Au mouillage, L’ELASTICITE c’est la SECURITE
3) Une synthèse pour tour- du-mondiste tropical évitant les périodes cycloniques
Et pour les autres aussi qui doivent mouiller par 10 mètres d’eau et des vents n’excédant pas 55 nœuds.
Vous n’aimez ni les mathématiques, ni la physique, alors voici un petit viatique qui va remplacer très aisément le « trois fois la hauteur d’eau ». Un nouveau dogme en quelque sorte !
1) Les ancres acier ou aluminium doivent être choisies une taille au-dessus des préconisations du constructeur.
2) Il faut de la chaine, beaucoup, et au moins 69 mètres utiles pour la ligne principale dans nos mouillages coralliens autour du monde, par 10 mètres de fond et plus.
3) Surveiller et privilégier les liaisons : acier galva HR, main de fer en inox moulé, épissure sur polyamide, dyneema
4) Tous les composants de la ligne doivent être dimensionnés de manière homogène en termes de Charge Maximale Utile (CMU)
5) La ligne doit IMPERATIVEMENT comporter un élément textile en POLYAMIDE, soit amortisseur extérieur ou amortisseur plat pont, soit ligne mixte.

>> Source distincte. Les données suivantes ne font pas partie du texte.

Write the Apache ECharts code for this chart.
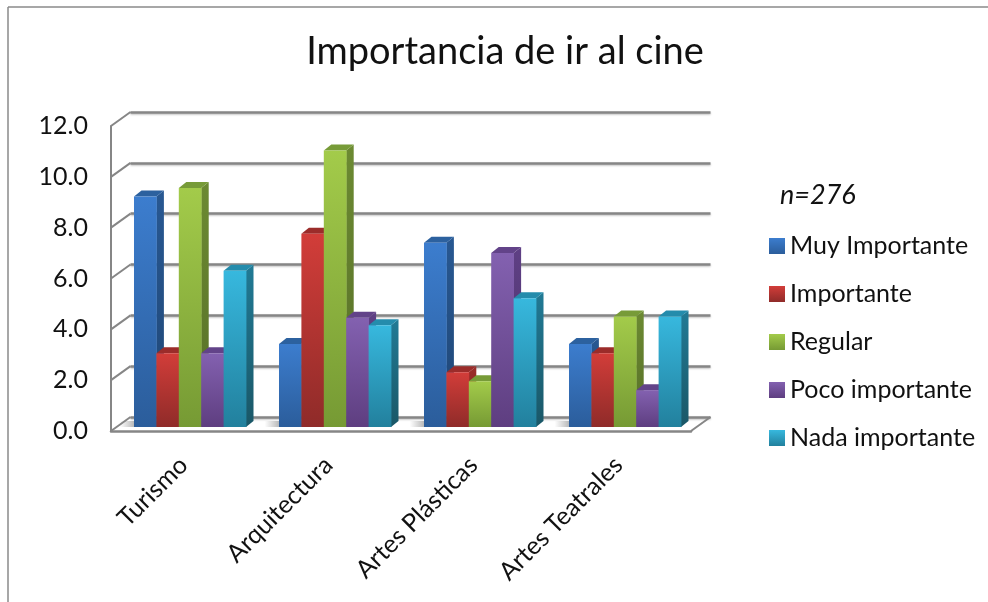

6) Il faut mouiller au moins 6 FOIS LA HAUTEUR TOTALE, IL N’EST PAS UTILE D’ALLER AU-DELA DE 8 FOIS.
7) En cas d’annonce de vent fort mouiller dans un rapport de 8 favorise l’accroche de l’ancre et la tenue du mouillage
8) En cas de temps très instable, le plus sûr pour parer le « coup de mou » est de rallonger la chaîne par un câblot polyamide. Un amortisseur à plat pont ou extérieur de la longueur du bateau est lui aussi efficace (moins cependant)
9) Au-delà de 10 mètres de fond et jusque 20 mètres de profondeur il est prudent de rallonger la chaîne par un câblot polyamide.
10) La ligne secondaire doit être dimensionnée pour avoir des qualités proches de la ligne principale pour des fonds n’excédant pas 10 mètres.